Snowflake External Tables provides a unique way of accessing the data from files in external locations without actually moving them into Snowflake. They enable you to query data stored in files in an external stage as if it were inside a database by storing the file level metadata.
In this article let us discuss on how to create external tables in Snowflake.
Requirements to create a Snowflake External Table
Consider below points before creating a Snowflake External table
- There must be an external stage created in Snowflake to access the files from external location.
- External tables support external (i.e. S3, Azure, or GCS) stages only. Internal (i.e. Snowflake) stages are not supported.
- You are required to have knowledge of the file format (CSV, Parquet etc).

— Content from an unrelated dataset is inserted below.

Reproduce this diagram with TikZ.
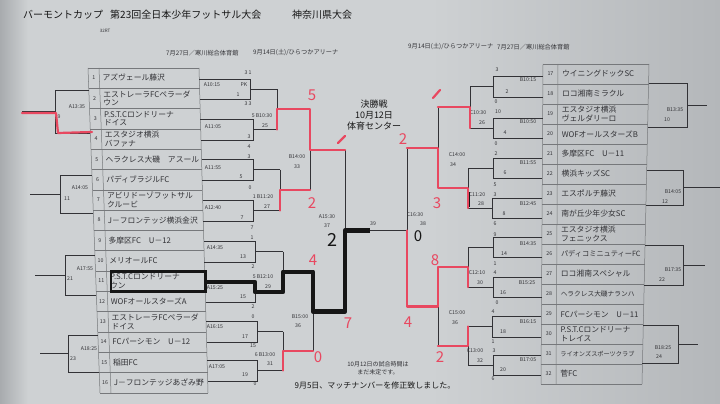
\documentclass[tikz,border=0pt]{standalone}
\usepackage{fontspec}
\newfontfamily\jp{Noto Sans CJK JP}
\definecolor{paperL}{RGB}{168,171,174}
\definecolor{paperM}{RGB}{206,209,211}
\definecolor{paperR}{RGB}{180,183,186}
\definecolor{ink}{RGB}{50,50,54}
\definecolor{grid}{RGB}{118,120,123}
\definecolor{marker}{RGB}{232,72,96}
\definecolor{blk}{RGB}{22,22,22}
\tikzset{
  team/.style={anchor=west,font=\jp\fontsize{7.8}{8.8}\selectfont,align=left,inner sep=0pt,text=ink},
  tnum/.style={font=\jp\fontsize{5.3}{6}\selectfont,inner sep=0pt,text=ink},
  lab/.style={font=\jp\fontsize{5.2}{6}\selectfont,inner sep=0pt,text=ink},
  ttl/.style={anchor=west,font=\jp\fontsize{10}{12}\selectfont,inner sep=0pt,text=blk},
  sub/.style={anchor=west,font=\jp\fontsize{6.2}{7}\selectfont,inner sep=0pt,text=ink},
  redno/.style={font=\jp\fontsize{15}{15}\selectfont,text=marker,inner sep=0pt},
  bline/.style={draw=ink,line width=0.9pt},
  tline/.style={draw=ink,line width=0.6pt},
  gline/.style={draw=grid,line width=0.5pt},
  redpath/.style={draw=marker,line width=2.2pt,line join=round,line cap=round},
  blkpath/.style={draw=blk,line width=4.5pt,line join=round},
}
% left inner box: top, bottom, right x, out x
\newcommand\LBox[4]{%
  \draw[bline] ({199+0.028*(#1-68)},#1) -- (#3,#1) -- (#3,#2) -- ({199+0.028*(#2-68)},#2);
  \draw[tline] (#3,{(#1+#2)/2}) -- (#4,{(#1+#2)/2});}
% right inner box: top, bottom, left x, out x
\newcommand\RBox[4]{%
  \draw[bline] ({543-0.00625*(#1-64)},#1) -- (#3,#1) -- (#3,#2) -- ({543-0.00625*(#2-64)},#2);
  \draw[tline] (#3,{(#1+#2)/2}) -- (#4,{(#1+#2)/2});}
% far left box
\newcommand\FLBox[4]{%
  \draw[tline] ({88+0.037*(#1-68)},#1) -- (#3,#1) -- (#3,#2) -- ({88+0.037*(#2-68)},#2);
  \draw[tline] (#3,{(#1+#2)/2}) -- (#4,{(#1+#2)/2});}
% far right box
\newcommand\FRBox[4]{%
  \draw[tline] ({649-0.022*(#1-64)},#1) -- (#3,#1) -- (#3,#2) -- ({649-0.022*(#2-64)},#2);
  \draw[tline] (#3,{(#1+#2)/2}) -- (#4,{(#1+#2)/2});}
% join: x, y1, y2, out x
\newcommand\VJ[4]{%
  \draw[tline] (#1,#2) -- (#1,#3);
  \draw[tline] (#1,{(#2+#3)/2}) -- (#4,{(#2+#3)/2});}
\begin{document}
\begin{tikzpicture}[x=1pt,y=-1pt]
\useasboundingbox (0,0) rectangle (720,404);
\fill[paperM] (0,0) rectangle (720,404);
\shade[left color=paperL,right color=paperM] (0,0) rectangle (28,404);
\shade[left color=paperM,right color=paperR] (430,0) rectangle (720,404);

% titles
\node[ttl] (t1) at (23,15) {バーモントカップ};
\node[ttl] (t2) at (110,15) {第23回全日本少年フットサル大会};
\node[ttl] (t3) at (292,15) {神奈川県大会};
\node[font=\jp\fontsize{4.5}{5}\selectfont,inner sep=0pt,text=ink] (t4) at (105,31) {32RT};
\node[sub] (t5) at (166,53) {7月27日／寒川総合体育館};
\node[sub] (t6) at (253,53) {9月14日(土)/ひらつかアリーナ};
\node[sub] (t7) at (408,47) {9月14日(土)/ひらつかアリーナ};
\node[sub] (t8) at (497,47) {7月27日／寒川総合体育館};

% left table
\foreach \j in {0,...,16} {\pgfmathsetmacro\yb{68+20.3*\j}
  \draw[gline] ({88+0.037*(\yb-68)},\yb) -- ({199+0.028*(\yb-68)},\yb);}
\draw[gline] (88,68) -- (100,392.8);
\draw[gline] (99,68) -- (111,392.8);
\draw[gline] (199,68) -- (208,392.8);
\foreach \k/\nm in {1/{アズヴェール藤沢},2/{エストレーラFCペラーダ\\ウン},3/{P.S.T.Cロンドリーナ\\ドイス},4/{エスタジオ横浜\\バファナ},5/{ヘラクレス大磯　アスール},6/{パディブラジルFC},7/{アビリドーゾフットサル\\クルービ},8/{J－フロンテッジ横浜金沢},9/{多摩区FC　U－12},10/{メリオールFC},11/{P.S.T.Cロンドリーナ\\ウン},12/{WOFオールスターズA},13/{エストレーラFCペラーダ\\ドイス},14/{FCパーシモン　U－12},15/{稲田FC},16/{J－フロンテッジあざみ野}} {
  \pgfmathsetmacro\yy{78+20.3*(\k-1)}
  \pgfmathsetmacro\xl{88+0.037*(\yy-68)}
  \node[tnum] (ln\k) at (\xl+5.5,\yy) {\k};
  \node[team] (lt\k) at (\xl+14,\yy) {\nm};
}

% right table
\foreach \j in {0,...,16} {\pgfmathsetmacro\yb{64+20*\j}
  \draw[gline] ({543-0.00625*(\yb-64)},\yb) -- ({649-0.022*(\yb-64)},\yb);}
\draw[gline] (543,64) -- (541,384);
\draw[gline] (558,64) -- (556,384);
\draw[gline] (649,64) -- (642,384);
\foreach \k/\nm in {17/{ウイニングドックSC},18/{ロコ湘南ミラクル},19/{エスタジオ横浜\\ヴェルダリーロ},20/{WOFオールスターズB},21/{多摩区FC　U－11},22/{横浜キッズSC},23/{エスポルチ藤沢},24/{南が丘少年少女SC},25/{エスタジオ横浜\\フェニックス},26/{\fontsize{7.2}{8}\selectfont パディコミニュティーFC},27/{ロコ湘南スペシャル},28/{\fontsize{6.7}{8}\selectfont ヘラクレス大磯ナランハ},29/{FCパーシモン　U－11},30/{P.S.T.Cロンドリーナ\\トレイス},31/{\fontsize{6.2}{7}\selectfont ライオンズスポーツクラブ},32/{菅FC}} {
  \pgfmathsetmacro\yy{74+20*(\k-17)}
  \pgfmathsetmacro\xl{543-0.00625*(\yy-64)}
  \node[tnum] (rn\k) at (\xl+7.5,\yy) {\k};
  \node[team] (rt\k) at (\xl+19,\yy) {\nm};
}

% left bracket
\LBox{79}{99}{250}{277}
\LBox{119}{140}{253}{277}
\VJ{277}{89}{129.5}{310}
\LBox{159}{180}{253}{280}
\LBox{200}{221}{253}{280}
\VJ{280}{169.5}{210.5}{310}
\VJ{310}{109.25}{190}{345}
\LBox{241}{262}{255}{283}
\LBox{282}{302}{255}{283}
\VJ{283}{251.5}{292}{313}
\LBox{321}{342}{257}{283}
\LBox{360}{381}{257}{283}
\VJ{283}{331.5}{370.5}{313}
\VJ{313}{271.75}{351}{345}
\draw[tline] (345,149.6) -- (345,311.4);
\draw[tline] (345,230.5) -- (407,230.5);
% right bracket
\RBox{76}{97}{493}{470}
\RBox{118}{138}{493}{470}
\VJ{470}{86.5}{128}{438}
\RBox{158}{178}{493}{468}
\RBox{198}{218}{492}{468}
\VJ{468}{168}{208}{438}
\VJ{438}{107.25}{188}{407}
\RBox{237}{257}{493}{468}
\RBox{277}{297}{493}{468}
\VJ{468}{247}{287}{438}
\RBox{316}{337}{492}{468}
\RBox{355}{375}{493}{468}
\VJ{468}{326.5}{365}{438}
\VJ{438}{267}{345.75}{407}
\draw[tline] (407,147.6) -- (407,306.4);
% outer boxes
\FLBox{90}{133}{55}{22}
\FLBox{175}{213}{60}{30}
\FLBox{255}{295}{65}{35}
\FLBox{335}{372}{68}{40}
\FRBox{83}{127}{687}{707}
\FRBox{170}{205}{683}{720}
\FRBox{245}{285}{683}{705}
\FRBox{325}{363}{678}{698}

% small labels
\foreach \x/\y/\t [count=\i] in {
 248/73/3 1, 212/85/A10:15, 244/85/PK, 238/95/1, 248/104/3 3, 262/116/5 B10:30, 265/126/25,
 213/127/A11:05, 249/137/3, 249/147/4, 249/157/3, 213/168/A11:55, 241/177/5, 250/188/0,
 263/197/1 B11:20, 267/207/27, 213/208/A12:40, 242/218/7, 252/228/7, 297/157/B14:00, 297/167/33,
 327/217/A15:30, 327/226/37, 252/238/1, 215/248/A14:35, 243/257/13, 253/267/2, 263/277/5 B12:10,
 268/287/29, 215/288/A15:25, 243/297/15, 253/307/2, 253/317/0, 215/327/A16:15, 245/337/17,
 253/346/15, 265/355/6 B13:00, 270/364/31, 217/367/A17:05, 245/375/19, 255/384/0,
 300/317/B15:00, 298/326/36,
 77/107/A13:35, 59/117/9, 80/188/A14:05, 67/199/11, 85/269/A17:55, 70/279/21, 89/349/A18:25, 73/359/23,
 373/224/39, 415/215/C16:30, 423/224/38,
 497/70/3, 528/80/B10:15, 507/92/2, 496/102/0, 478/113/C10:30, 498/112/10, 482/123/26,
 528/122/B10:50, 505/133/4, 496/144/0, 496/154/2, 528/163/B11:55, 505/173/6, 495/185/5,
 477/195/C11:20, 495/195/3, 481/204/28, 528/204/B12:45, 504/214/8, 495/224/6, 495/235/9,
 528/244/B14:35, 504/254/14, 495/264/1, 477/273/C12:10, 495/273/4, 480/283/30,
 527/283/B15:25, 503/293/16, 497/303/0, 493/312/4, 528/322/B16:15, 503/332/18, 493/342/1,
 475/351/C13:00, 494/351/3, 480/361/32, 528/360/B17:05, 503/370/20, 493/379/6,
 457/155/C14:00, 453/165/34, 457/313/C15:00, 455/323/36,
 675/110/B13:35, 667/120/10, 673/192/B14:05, 665/202/12, 673/270/B17:35, 662/280/22,
 663/348/B18:25, 659/357/24} {
  \node[lab] (lb\i) at (\x,\y) {\t};
}

% centre and notes
\node[font=\jp\fontsize{9}{11}\selectfont,align=center,inner sep=0pt,text=blk] (fin) at (374,115) {決勝戦\\10月12日\\体育センター};
\node[font=\jp\fontsize{6}{7.5}\selectfont,align=center,inner sep=0pt,text=ink] (note1) at (378,368) {10月12日の試合時間は\\まだ未定です。};
\node[font=\jp\fontsize{8}{9}\selectfont,inner sep=0pt,text=blk] (note2) at (375,385) {9月5日、マッチナンバーを修正致しました。};

% marker: black winner path
\draw[blk,line width=2.4pt] (111,271.6) rectangle (205.5,291.5);
\draw[blkpath] (205,282) -- (255,282) -- (255,292) -- (283,292) -- (283,271.75) -- (313,271.75) -- (313,311.4) -- (345,311.4) -- (345,230.5) -- (370,230.5);
\draw[blk,line width=3pt] (468,192) -- (468,207);

% marker: red paths
\draw[redpath] (22,113) -- (56,113) -- (58,133) -- (92,132);
\draw[redpath] (277,129.5) -- (277,109.25) -- (310,109.25) -- (310,149.6) -- (345,149.6);
\draw[redpath] (280,210.5) -- (280,190) -- (310,190);
\draw[redpath] (283,370.5) -- (283,351) -- (313,351);
\draw[redpath] (438,107.25) -- (470,107.25) -- (470,128);
\draw[redpath] (407,147.6) -- (438,147.6) -- (438,188) -- (468,188) -- (468,208);
\draw[redpath] (407,230.5) -- (407,306.4) -- (438,306.4) -- (438,267) -- (468,267) -- (468,287);
\draw[redpath] (438,345.75) -- (468,345.75) -- (468,326.5);
\draw[redpath] (338,143) -- (345,136);
\draw[redpath] (433,98) -- (440,90);

% handwritten scores
\node[redno] (h1) at (312,95) {5};
\node[redno] (h2) at (312,203) {2};
\node[redno] (h3) at (313,260) {4};
\node[redno] (h4) at (348,323) {7};
\node[redno] (h5) at (318,357) {0};
\node[redno] (h6) at (403,139) {2};
\node[redno] (h7) at (437,203) {3};
\node[redno] (h8) at (435,260) {8};
\node[redno] (h9) at (408,322) {4};
\node[redno] (h10) at (440,357) {2};
\node[font=\jp\fontsize{18}{18}\selectfont,inner sep=0pt,text=blk] (h11) at (332,240) {2};
\node[font=\jp\fontsize{15}{15}\selectfont\itshape,inner sep=0pt,text=blk] (h12) at (418,236) {0};
\end{tikzpicture}
\end{document}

- Knowing the schema of the data files is not mandatory.
Creating Snowflake External table without specifying column names
For the demonstration purpose we will be using an Azure stage created already in our Snowflake environment. If you are not familiar on how to create Snowflake external stages, refer this article.
The List command allows you to list all the files present in the external location pointed by external stage. The below image shows that we have three employee CSV files present in three different folders in an Azure container.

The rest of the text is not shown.